§ DATASET EXCERPT:
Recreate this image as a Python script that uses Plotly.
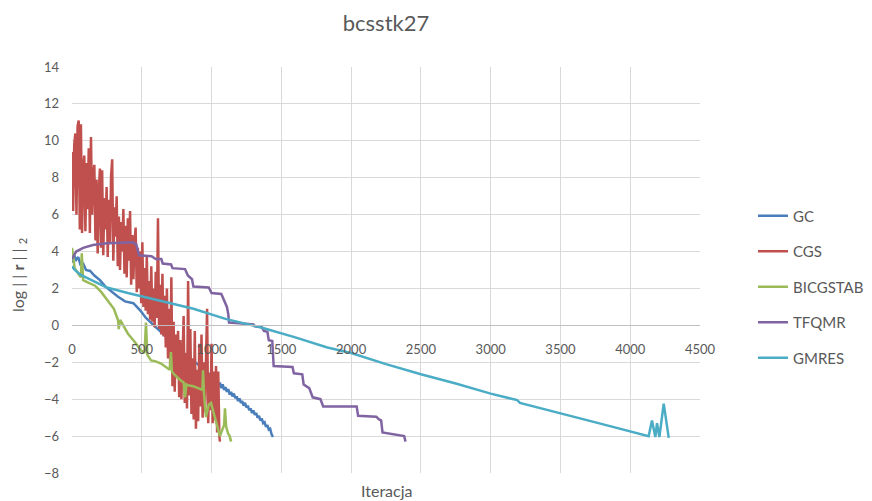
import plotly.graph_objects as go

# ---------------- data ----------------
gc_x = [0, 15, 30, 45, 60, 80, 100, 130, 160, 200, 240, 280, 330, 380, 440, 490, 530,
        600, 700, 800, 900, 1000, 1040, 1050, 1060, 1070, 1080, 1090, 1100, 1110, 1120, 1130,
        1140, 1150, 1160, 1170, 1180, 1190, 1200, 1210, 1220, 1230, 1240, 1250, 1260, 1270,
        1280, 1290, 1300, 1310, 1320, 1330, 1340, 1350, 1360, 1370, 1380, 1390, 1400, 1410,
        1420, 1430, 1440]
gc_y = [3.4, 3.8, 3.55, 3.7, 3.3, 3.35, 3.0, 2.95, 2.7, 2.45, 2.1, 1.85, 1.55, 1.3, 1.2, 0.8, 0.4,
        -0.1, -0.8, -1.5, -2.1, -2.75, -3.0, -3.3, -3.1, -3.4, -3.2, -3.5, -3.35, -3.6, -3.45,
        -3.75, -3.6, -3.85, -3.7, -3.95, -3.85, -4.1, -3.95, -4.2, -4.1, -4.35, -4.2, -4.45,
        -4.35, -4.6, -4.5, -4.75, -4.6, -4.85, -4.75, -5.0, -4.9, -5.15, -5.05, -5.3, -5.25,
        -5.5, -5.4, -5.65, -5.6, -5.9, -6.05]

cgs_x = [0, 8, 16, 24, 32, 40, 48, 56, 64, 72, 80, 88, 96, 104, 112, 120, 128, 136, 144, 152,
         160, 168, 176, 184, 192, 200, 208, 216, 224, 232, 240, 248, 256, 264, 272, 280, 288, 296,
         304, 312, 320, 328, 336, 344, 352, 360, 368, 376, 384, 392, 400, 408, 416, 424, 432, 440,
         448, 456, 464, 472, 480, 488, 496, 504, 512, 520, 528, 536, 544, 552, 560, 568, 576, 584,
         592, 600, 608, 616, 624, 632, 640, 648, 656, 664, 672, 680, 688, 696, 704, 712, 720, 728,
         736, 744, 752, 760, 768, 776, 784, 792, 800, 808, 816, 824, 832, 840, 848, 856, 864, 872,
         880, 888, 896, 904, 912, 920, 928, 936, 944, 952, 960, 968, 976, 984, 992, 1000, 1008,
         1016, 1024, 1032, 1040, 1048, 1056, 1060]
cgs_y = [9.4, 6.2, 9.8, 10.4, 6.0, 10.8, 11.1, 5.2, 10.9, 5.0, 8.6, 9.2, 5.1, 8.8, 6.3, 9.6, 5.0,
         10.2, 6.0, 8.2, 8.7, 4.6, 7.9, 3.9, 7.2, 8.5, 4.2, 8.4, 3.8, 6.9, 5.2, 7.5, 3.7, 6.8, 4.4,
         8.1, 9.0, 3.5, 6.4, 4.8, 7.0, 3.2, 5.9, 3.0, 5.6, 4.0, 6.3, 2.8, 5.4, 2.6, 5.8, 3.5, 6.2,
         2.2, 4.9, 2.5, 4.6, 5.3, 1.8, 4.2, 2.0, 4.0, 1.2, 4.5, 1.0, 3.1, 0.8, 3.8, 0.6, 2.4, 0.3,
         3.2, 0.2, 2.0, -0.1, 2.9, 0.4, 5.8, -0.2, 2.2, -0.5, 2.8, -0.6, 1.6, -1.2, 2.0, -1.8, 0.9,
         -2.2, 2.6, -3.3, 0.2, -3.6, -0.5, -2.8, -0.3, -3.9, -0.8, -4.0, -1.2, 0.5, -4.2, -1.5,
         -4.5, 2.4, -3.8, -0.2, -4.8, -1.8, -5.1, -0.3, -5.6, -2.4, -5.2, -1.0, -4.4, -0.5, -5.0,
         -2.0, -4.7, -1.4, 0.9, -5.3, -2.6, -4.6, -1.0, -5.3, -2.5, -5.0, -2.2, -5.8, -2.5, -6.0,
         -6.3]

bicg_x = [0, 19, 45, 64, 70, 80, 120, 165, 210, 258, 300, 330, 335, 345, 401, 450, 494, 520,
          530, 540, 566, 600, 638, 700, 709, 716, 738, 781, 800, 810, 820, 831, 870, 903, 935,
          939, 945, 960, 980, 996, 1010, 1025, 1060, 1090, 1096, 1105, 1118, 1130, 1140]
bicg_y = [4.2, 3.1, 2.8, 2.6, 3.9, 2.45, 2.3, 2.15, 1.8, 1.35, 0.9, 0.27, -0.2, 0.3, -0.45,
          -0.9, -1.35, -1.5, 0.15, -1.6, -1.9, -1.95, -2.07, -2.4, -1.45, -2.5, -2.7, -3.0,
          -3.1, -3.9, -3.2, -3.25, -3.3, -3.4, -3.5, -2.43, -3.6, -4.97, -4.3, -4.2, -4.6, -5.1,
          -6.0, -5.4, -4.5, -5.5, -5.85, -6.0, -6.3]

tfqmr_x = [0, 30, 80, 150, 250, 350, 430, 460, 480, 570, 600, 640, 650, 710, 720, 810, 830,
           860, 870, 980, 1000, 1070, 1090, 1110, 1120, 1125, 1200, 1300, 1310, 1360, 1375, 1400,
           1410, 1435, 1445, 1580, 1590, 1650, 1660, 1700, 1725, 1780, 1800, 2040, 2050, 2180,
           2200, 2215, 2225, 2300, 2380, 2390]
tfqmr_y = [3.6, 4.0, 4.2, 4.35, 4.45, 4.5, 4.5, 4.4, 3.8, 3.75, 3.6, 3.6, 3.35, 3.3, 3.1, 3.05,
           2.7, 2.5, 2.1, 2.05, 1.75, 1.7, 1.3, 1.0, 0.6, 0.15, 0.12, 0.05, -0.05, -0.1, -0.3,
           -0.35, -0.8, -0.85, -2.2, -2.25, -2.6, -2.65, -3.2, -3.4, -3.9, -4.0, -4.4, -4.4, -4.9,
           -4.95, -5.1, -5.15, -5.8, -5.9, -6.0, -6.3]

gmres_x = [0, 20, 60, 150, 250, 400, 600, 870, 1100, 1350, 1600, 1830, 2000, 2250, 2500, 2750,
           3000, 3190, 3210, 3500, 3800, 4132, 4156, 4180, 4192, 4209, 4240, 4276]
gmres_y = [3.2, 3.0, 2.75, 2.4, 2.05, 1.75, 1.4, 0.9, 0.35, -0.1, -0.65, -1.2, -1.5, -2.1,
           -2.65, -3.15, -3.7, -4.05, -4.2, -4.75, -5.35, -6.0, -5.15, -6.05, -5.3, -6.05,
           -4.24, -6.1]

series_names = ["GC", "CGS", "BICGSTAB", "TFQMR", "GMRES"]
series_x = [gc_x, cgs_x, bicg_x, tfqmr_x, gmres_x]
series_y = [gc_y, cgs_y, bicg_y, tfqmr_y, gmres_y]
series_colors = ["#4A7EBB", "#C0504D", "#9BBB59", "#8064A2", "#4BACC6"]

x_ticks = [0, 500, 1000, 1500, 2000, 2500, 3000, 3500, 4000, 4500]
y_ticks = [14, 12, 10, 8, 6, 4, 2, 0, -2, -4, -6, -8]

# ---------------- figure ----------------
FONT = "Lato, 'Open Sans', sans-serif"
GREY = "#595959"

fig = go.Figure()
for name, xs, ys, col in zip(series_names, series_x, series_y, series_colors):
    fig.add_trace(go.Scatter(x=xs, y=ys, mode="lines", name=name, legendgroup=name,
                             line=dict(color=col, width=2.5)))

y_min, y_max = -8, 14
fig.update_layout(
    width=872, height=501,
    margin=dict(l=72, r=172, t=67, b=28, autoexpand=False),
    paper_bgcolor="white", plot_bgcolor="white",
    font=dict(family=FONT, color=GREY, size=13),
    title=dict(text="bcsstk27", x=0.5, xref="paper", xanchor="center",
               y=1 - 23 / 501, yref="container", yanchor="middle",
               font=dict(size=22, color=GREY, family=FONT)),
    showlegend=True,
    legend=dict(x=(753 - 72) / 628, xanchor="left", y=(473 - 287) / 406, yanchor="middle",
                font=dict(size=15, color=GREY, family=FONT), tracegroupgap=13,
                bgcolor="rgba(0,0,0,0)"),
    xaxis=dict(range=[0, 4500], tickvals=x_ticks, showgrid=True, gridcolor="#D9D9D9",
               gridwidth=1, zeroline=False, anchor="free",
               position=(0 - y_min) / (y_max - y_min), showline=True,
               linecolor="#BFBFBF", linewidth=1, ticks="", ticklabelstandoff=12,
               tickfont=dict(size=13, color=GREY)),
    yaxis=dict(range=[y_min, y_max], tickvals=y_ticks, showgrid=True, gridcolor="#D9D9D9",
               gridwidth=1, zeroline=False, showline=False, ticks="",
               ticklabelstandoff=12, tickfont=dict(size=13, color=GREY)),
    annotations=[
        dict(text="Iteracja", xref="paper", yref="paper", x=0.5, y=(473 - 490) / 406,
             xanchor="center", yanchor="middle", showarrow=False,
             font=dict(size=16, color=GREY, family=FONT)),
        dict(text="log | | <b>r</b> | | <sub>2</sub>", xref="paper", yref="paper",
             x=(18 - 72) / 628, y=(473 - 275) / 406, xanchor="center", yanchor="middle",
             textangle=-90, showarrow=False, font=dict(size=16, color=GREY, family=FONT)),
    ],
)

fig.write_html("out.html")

§ TASK BRIEF: Up to and including the line containing "-5.5, -5.4, -5.65, -5.6, -5.9, -6.05]", repeat every line from the start of the data, but none of the pictures.

§ ANSWER TO THIS PROBLEM:
Recreate this image as a Python script that uses Plotly.
import plotly.graph_objects as go

# ---------------- data ----------------
gc_x = [0, 15, 30, 45, 60, 80, 100, 130, 160, 200, 240, 280, 330, 380, 440, 490, 530,
        600, 700, 800, 900, 1000, 1040, 1050, 1060, 1070, 1080, 1090, 1100, 1110, 1120, 1130,
        1140, 1150, 1160, 1170, 1180, 1190, 1200, 1210, 1220, 1230, 1240, 1250, 1260, 1270,
        1280, 1290, 1300, 1310, 1320, 1330, 1340, 1350, 1360, 1370, 1380, 1390, 1400, 1410,
        1420, 1430, 1440]
gc_y = [3.4, 3.8, 3.55, 3.7, 3.3, 3.35, 3.0, 2.95, 2.7, 2.45, 2.1, 1.85, 1.55, 1.3, 1.2, 0.8, 0.4,
        -0.1, -0.8, -1.5, -2.1, -2.75, -3.0, -3.3, -3.1, -3.4, -3.2, -3.5, -3.35, -3.6, -3.45,
        -3.75, -3.6, -3.85, -3.7, -3.95, -3.85, -4.1, -3.95, -4.2, -4.1, -4.35, -4.2, -4.45,
        -4.35, -4.6, -4.5, -4.75, -4.6, -4.85, -4.75, -5.0, -4.9, -5.15, -5.05, -5.3, -5.25,
        -5.5, -5.4, -5.65, -5.6, -5.9, -6.05]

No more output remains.